No one is forcing a man into marriage, but the option to marriage at hand for a person, secure in their feeling of a genuine vocation of the priesthood should allay many fears that today, they can cope with what they may feel is their need for a supportive wife."
PARISHIONERS’ CALL and CWO member, Mrs Mary Ring, published in the Tablet
Jan 26th 2019
"God bless Bishop Emeritus John Crowley (Letters, 12 January) for pointing out that we are still waiting for a response from our Bishops’ Conference to his call last summer, and those of his fellow bishops emeritus, Crispian Hollis and Thomas McMahon, for an open and urgent discussion on the nature of priesthood in our Church.
I joined CWO (Catholic Women’s Ordination) in 2014 and was shocked to discover the extent to which it, and the Church, has been silenced on this vital issue since Ordinatio Sacerdotalis in 1994. Hidden from the average pew-goer, courageous women and men, Religious, academics and teachers, many of them our members, were being subjected directly or indirectly to the opaque methods of the CDF. Two things have begun to break open this omertà: on the one hand, the welcome new spirit of Pope Francis; on the other, our horrified awareness of too many feet of clay now visible under gilded robes.
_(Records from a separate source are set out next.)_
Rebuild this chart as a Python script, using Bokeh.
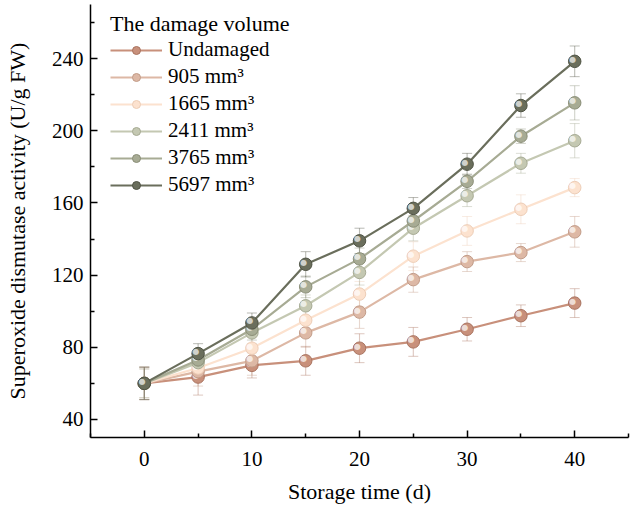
from bokeh.plotting import figure
from bokeh.models import ColumnDataSource, Whisker, Legend, LegendItem, FixedTicker, Range1d
from bokeh.core.properties import value
from bokeh.embed import file_html
from bokeh.resources import INLINE

days = [0, 5, 10, 15, 20, 25, 30, 35, 40]
series_names = ["Undamaged", "905 mm³", "1665 mm³", "2411 mm³", "3765 mm³", "5697 mm³"]
undamaged = [60, 63.5, 70, 72.5, 79.5, 83, 90, 97.5, 104.5]
v905 = [60, 66.5, 72.5, 88, 99.5, 117.5, 127.5, 132.5, 144]
v1665 = [60, 68.5, 79.5, 95, 109.5, 130.5, 144.5, 156.5, 168.5]
v2411 = [60, 71.5, 88, 103, 121.5, 146, 164, 182, 194.5]
v3765 = [60, 73, 90, 113.5, 129, 150, 172, 197, 215.5]
v5697 = [60, 76.5, 93.5, 126, 139, 157, 181.5, 214, 238.5]
err_undamaged = [9, 10, 7, 8, 8, 8, 6.5, 6, 8]
err_905 = [9, 8, 8, 8, 9, 7, 5.5, 5, 8.5]
err_1665 = [8, 7, 6, 7, 7, 8, 8, 8, 5]
err_2411 = [9, 6, 6, 6, 7, 7, 6, 5.5, 9.5]
err_3765 = [8, 6, 6, 6, 6, 6, 4, 4, 9.5]
err_5697 = [9, 5.5, 5.5, 7, 7, 6, 6, 6.5, 8.5]
colors = ["#C8907B", "#DDB8A5", "#FCE2CF", "#C4C8B2", "#A7AB94", "#6A6E5C"]
edge_colors = ["#A9735F", "#C29C88", "#EDCDB6", "#A6AA93", "#8A8E77", "#4F5344"]

values_all = [undamaged, v905, v1665, v2411, v3765, v5697]
errs_all = [err_undamaged, err_905, err_1665, err_2411, err_3765, err_5697]

FONT = "Liberation Serif"

p = figure(width=632, height=509, output_backend="svg", toolbar_location=None,
           x_range=Range1d(-5, 45), y_range=Range1d(30, 270),
           min_border_left=90, min_border_right=4, min_border_top=4, min_border_bottom=72)
p.outline_line_color = None
p.xgrid.visible = False
p.ygrid.visible = False
p.background_fill_color = "white"
p.border_fill_color = "white"

for ax in (p.xaxis[0], p.yaxis[0]):
    ax.axis_line_color = "black"
    ax.axis_line_width = 1.5
    ax.major_tick_line_color = "black"
    ax.minor_tick_line_color = "black"
    ax.major_tick_line_width = 1.5
    ax.minor_tick_line_width = 1.5
    ax.major_tick_in = 7
    ax.major_tick_out = 0
    ax.minor_tick_in = 4
    ax.minor_tick_out = 0
    ax.major_label_text_font = FONT
    ax.major_label_text_font_size = "21px"
    ax.major_label_text_color = "black"
    ax.axis_label_text_font = FONT
    ax.axis_label_text_font_size = "22px"
    ax.axis_label_text_font_style = "normal"
    ax.axis_label_text_color = "black"

p.xaxis.ticker = FixedTicker(ticks=[0, 10, 20, 30, 40], minor_ticks=[-5, 5, 15, 25, 35, 45])
p.yaxis.ticker = FixedTicker(ticks=[40, 80, 120, 160, 200, 240], minor_ticks=[60, 100, 140, 180, 220, 260])
p.xaxis.axis_label = "Storage time (d)"
p.yaxis.axis_label = "Superoxide dismutase activity (U/g FW)"
p.xaxis.major_label_standoff = 14
p.xaxis.axis_label_standoff = 10
p.yaxis.major_label_standoff = 7
p.yaxis.axis_label_standoff = 19

items = []
for name, vals, errs, c, ec in zip(series_names, values_all, errs_all, colors, edge_colors):
    src = ColumnDataSource(dict(x=days, y=vals,
                                lo=[v - e for v, e in zip(vals, errs)],
                                hi=[v + e for v, e in zip(vals, errs)]))
    w = Whisker(base="x", lower="lo", upper="hi", source=src,
                line_color=ec, line_alpha=0.4, line_width=1.1)
    w.upper_head.size = 10
    w.lower_head.size = 10
    w.upper_head.line_color = ec
    w.lower_head.line_color = ec
    w.upper_head.line_alpha = 0.4
    w.lower_head.line_alpha = 0.4
    p.add_layout(w)

for name, vals, errs, c, ec in zip(series_names, values_all, errs_all, colors, edge_colors):
    src = ColumnDataSource(dict(x=days, y=vals))
    ln = p.line("x", "y", source=src, line_color=c, line_width=2.2)
    mk = p.scatter("x", "y", source=src, size=12.5, fill_color=c, line_color=ec, line_width=1)
    hl = p.text("x", "y", source=src, text=value("●"), text_font=value("DejaVu Sans"),
                text_font_size="8px", text_color="white", text_alpha=0.7,
                text_align="center", text_baseline="middle", x_offset=-2, y_offset=-2)
    items.append(LegendItem(label=name, renderers=[ln, mk]))

legend = Legend(items=items, location=(20, 240), title="The damage volume",
                title_text_font=FONT, title_text_font_size="22px", title_text_font_style="normal",
                title_text_color="black", title_standoff=0,
                label_text_font=FONT, label_text_font_size="21px", label_text_color="black",
                glyph_width=52, glyph_height=20, label_height=20, label_standoff=6,
                spacing=2, padding=0, margin=0,
                border_line_alpha=0, background_fill_alpha=0)
p.add_layout(legend)

open("out.html", "w").write(file_html(p, INLINE))
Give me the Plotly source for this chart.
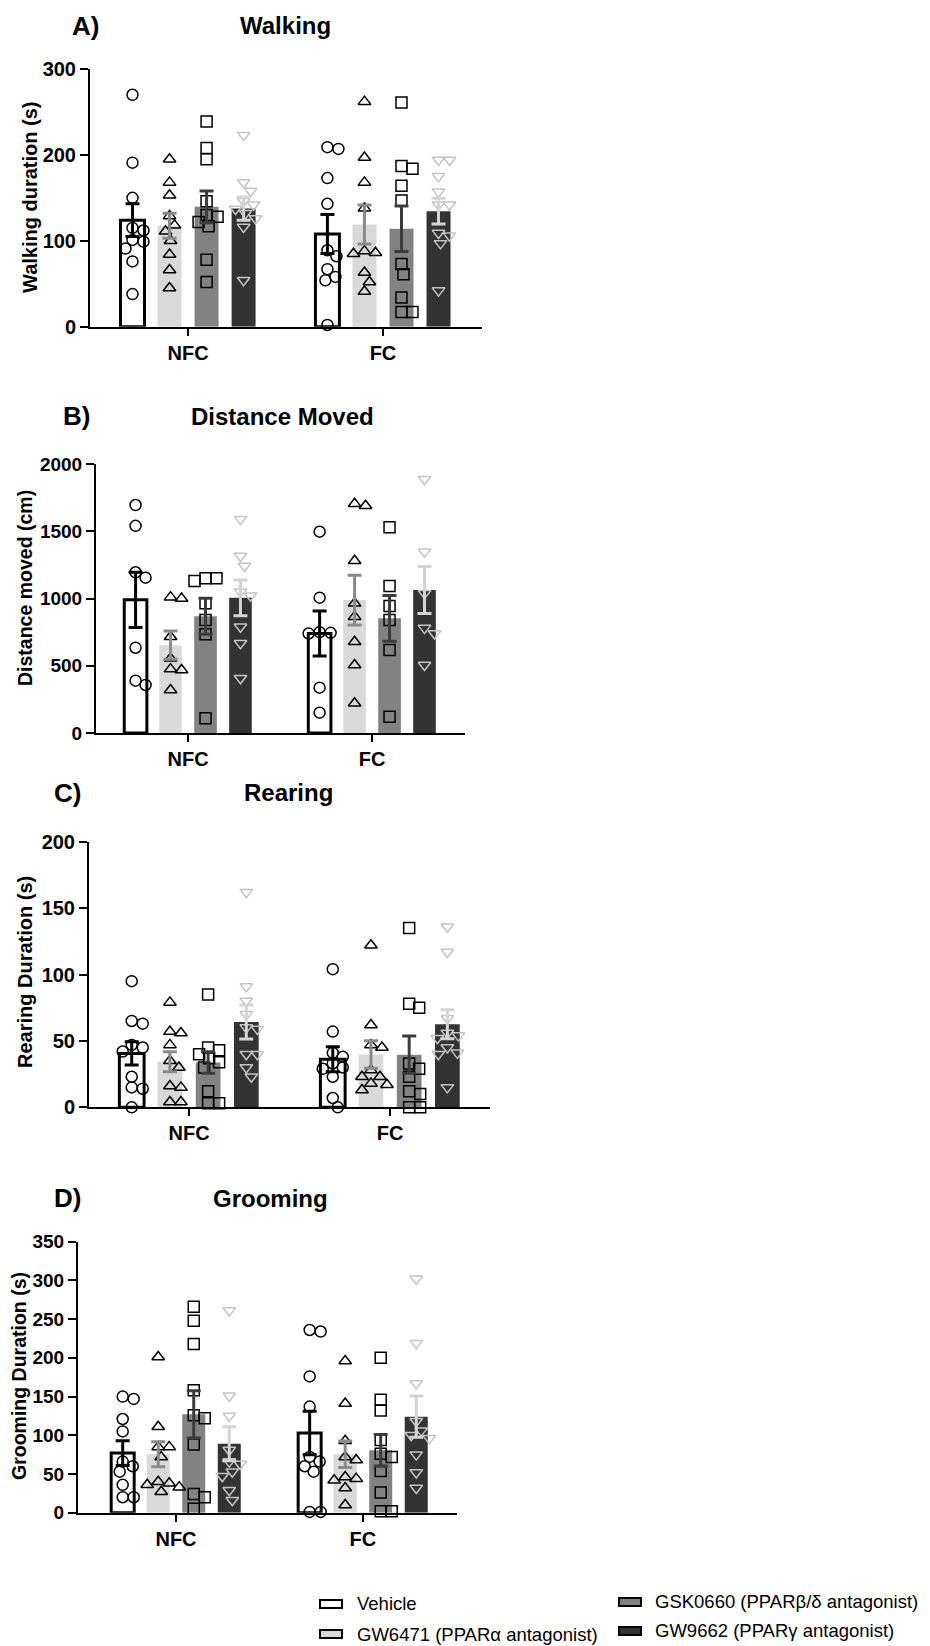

A new grass-roots organisation is emerging as a response to the problems. Parishioners’ Call does what it says on the tin. We parishioners are majority shareholders in the Catholic Church, co-responsible for its credibility and effectiveness. We call for the shared ministry of women and men; married, single or celibate. We aim to help parishioners provide safe spaces in which to respectfully discuss this, to share our progress with fellow Catholics, and together to help to discern the Church’s way forward."